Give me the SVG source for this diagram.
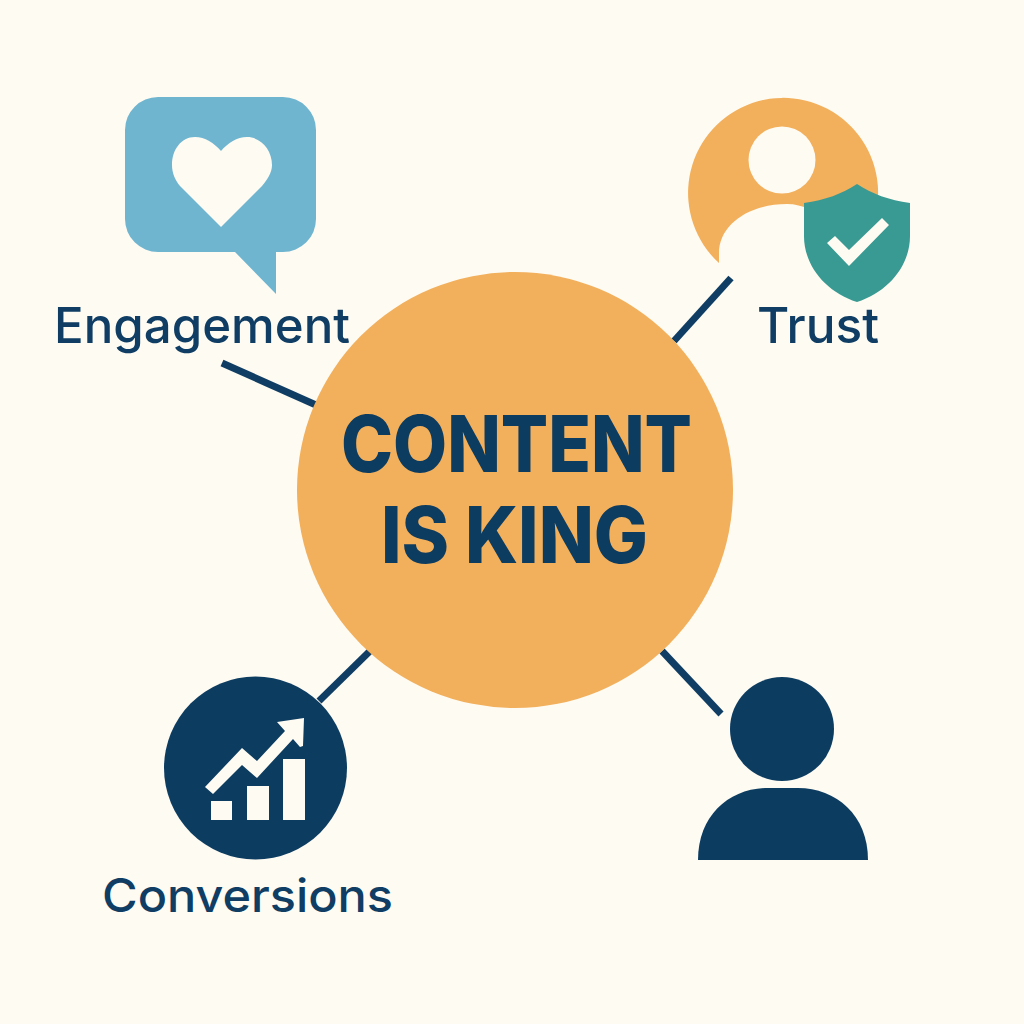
<svg xmlns="http://www.w3.org/2000/svg" width="1024" height="1024" viewBox="0 0 1024 1024">
<style>
.t{font-family:"Inter","Liberation Sans",sans-serif;fill:#0f3d63;font-weight:500}
.h{font-family:"Inter","Liberation Sans",sans-serif;fill:#0d3c61;font-weight:800;font-size:79px}
.c{stroke:#0f3d63;stroke-width:7;fill:none}
.n{fill:#0d3c61}
.b{fill:#fefbf2}
.o{fill:#f2af5c}
</style>
<rect width="1024" height="1024" fill="#fefbf2"/>
<g id="connectors">
<line class="c" x1="222" y1="363" x2="316" y2="405"/>
<line class="c" x1="731" y1="278" x2="674" y2="341"/>
<line class="c" x1="370" y1="651" x2="319" y2="701"/>
<line class="c" x1="662" y1="651" x2="721" y2="714"/>
</g>
<g id="node-center">
<circle class="o" cx="515" cy="490" r="218"/>
<text class="h" x="341" y="472" textLength="351" lengthAdjust="spacingAndGlyphs">CONTENT</text>
<text class="h" x="381" y="563" textLength="267" lengthAdjust="spacingAndGlyphs">IS KING</text>
</g>
<g id="node-engagement">
<path fill="#70b5d0" d="M158 97H283A33 33 0 0 1 316 130V219A33 33 0 0 1 283 252H276V294L235 252H158A33 33 0 0 1 125 219V130A33 33 0 0 1 158 97Z"/>
<path class="b" d="M221 151C214 143 205 137 195 137C181 137 172 150 172 165C172 173 175 180 180 186L221 227L262 186C267 180 272 173 272 165C272 150 261 137 247 137C237 137 228 143 221 151Z"/>
<text class="t" x="54" y="343" font-size="49" textLength="296" lengthAdjust="spacingAndGlyphs">Engagement</text>
</g>
<g id="node-trust">
<path class="o" d="M719 263A95 95 0 1 1 878 197L856 215L810 209C802 206 795 204 787 204C748 204 719 225 719 253Z"/>
<circle class="b" cx="782" cy="160" r="33.500"/>
<path fill="#389a92" d="M857 184C842 194 825 200 804 203V236C804 266 826 292 857 302C888 292 910 266 910 236V203C889 200 872 194 857 184Z"/>
<path class="b" d="M827 243L835 236L849 250L882 218L889 225L849 266Z"/>
<text class="t" x="757" y="343" font-size="49" textLength="122" lengthAdjust="spacingAndGlyphs">Trust</text>
</g>
<g id="node-conversions">
<circle class="n" cx="255.500" cy="768" r="91.500"/>
<rect class="b" x="211" y="801" width="21" height="19"/>
<rect class="b" x="247" y="786" width="22" height="34"/>
<rect class="b" x="283" y="759" width="22" height="61"/>
<path class="b" d="M205 787L242 748L257 761L285 731L277 722L304 718L303 746L300 747L293 739L257 778L242 765L213 794Z"/>
<text class="t" x="102" y="912" font-size="46" textLength="291" lengthAdjust="spacingAndGlyphs">Conversions</text>
</g>
<g id="node-person">
<circle class="n" cx="782" cy="729" r="52"/>
<path class="n" d="M698 860C698 815 730 788 768 788H798C836 788 868 815 868 860Z"/>
</g>
</svg>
:::
> _Task objective_
The pictures should not be reproduced; quote all of the other material exactly.

> _Solution below_
Give me the SVG source for this diagram.
<svg xmlns="http://www.w3.org/2000/svg" width="1024" height="1024" viewBox="0 0 1024 1024">
<style>
.t{font-family:"Inter","Liberation Sans",sans-serif;fill:#0f3d63;font-weight:500}
.h{font-family:"Inter","Liberation Sans",sans-serif;fill:#0d3c61;font-weight:800;font-size:79px}
.c{stroke:#0f3d63;stroke-width:7;fill:none}
.n{fill:#0d3c61}
.b{fill:#fefbf2}
.o{fill:#f2af5c}
</style>
<rect width="1024" height="1024" fill="#fefbf2"/>
<g id="connectors">
<line class="c" x1="222" y1="363" x2="316" y2="405"/>
<line class="c" x1="731" y1="278" x2="674" y2="341"/>
<line class="c" x1="370" y1="651" x2="319" y2="701"/>
<line class="c" x1="662" y1="651" x2="721" y2="714"/>
</g>
<g id="node-center">
<circle class="o" cx="515" cy="490" r="218"/>
<text class="h" x="341" y="472" textLength="351" lengthAdjust="spacingAndGlyphs">CONTENT</text>
<text class="h" x="381" y="563" textLength="267" lengthAdjust="spacingAndGlyphs">IS KING</text>
</g>
<g id="node-engagement">
<path fill="#70b5d0" d="M158 97H283A33 33 0 0 1 316 130V219A33 33 0 0 1 283 252H276V294L235 252H158A33 33 0 0 1 125 219V130A33 33 0 0 1 158 97Z"/>
<path class="b" d="M221 151C214 143 205 137 195 137C181 137 172 150 172 165C172 173 175 180 180 186L221 227L262 186C267 180 272 173 272 165C272 150 261 137 247 137C237 137 228 143 221 151Z"/>
<text class="t" x="54" y="343" font-size="49" textLength="296" lengthAdjust="spacingAndGlyphs">Engagement</text>
</g>
<g id="node-trust">
<path class="o" d="M719 263A95 95 0 1 1 878 197L856 215L810 209C802 206 795 204 787 204C748 204 719 225 719 253Z"/>
<circle class="b" cx="782" cy="160" r="33.500"/>
<path fill="#389a92" d="M857 184C842 194 825 200 804 203V236C804 266 826 292 857 302C888 292 910 266 910 236V203C889 200 872 194 857 184Z"/>
<path class="b" d="M827 243L835 236L849 250L882 218L889 225L849 266Z"/>
<text class="t" x="757" y="343" font-size="49" textLength="122" lengthAdjust="spacingAndGlyphs">Trust</text>
</g>
<g id="node-conversions">
<circle class="n" cx="255.500" cy="768" r="91.500"/>
<rect class="b" x="211" y="801" width="21" height="19"/>
<rect class="b" x="247" y="786" width="22" height="34"/>
<rect class="b" x="283" y="759" width="22" height="61"/>
<path class="b" d="M205 787L242 748L257 761L285 731L277 722L304 718L303 746L300 747L293 739L257 778L242 765L213 794Z"/>
<text class="t" x="102" y="912" font-size="46" textLength="291" lengthAdjust="spacingAndGlyphs">Conversions</text>
</g>
<g id="node-person">
<circle class="n" cx="782" cy="729" r="52"/>
<path class="n" d="M698 860C698 815 730 788 768 788H798C836 788 868 815 868 860Z"/>
</g>
</svg>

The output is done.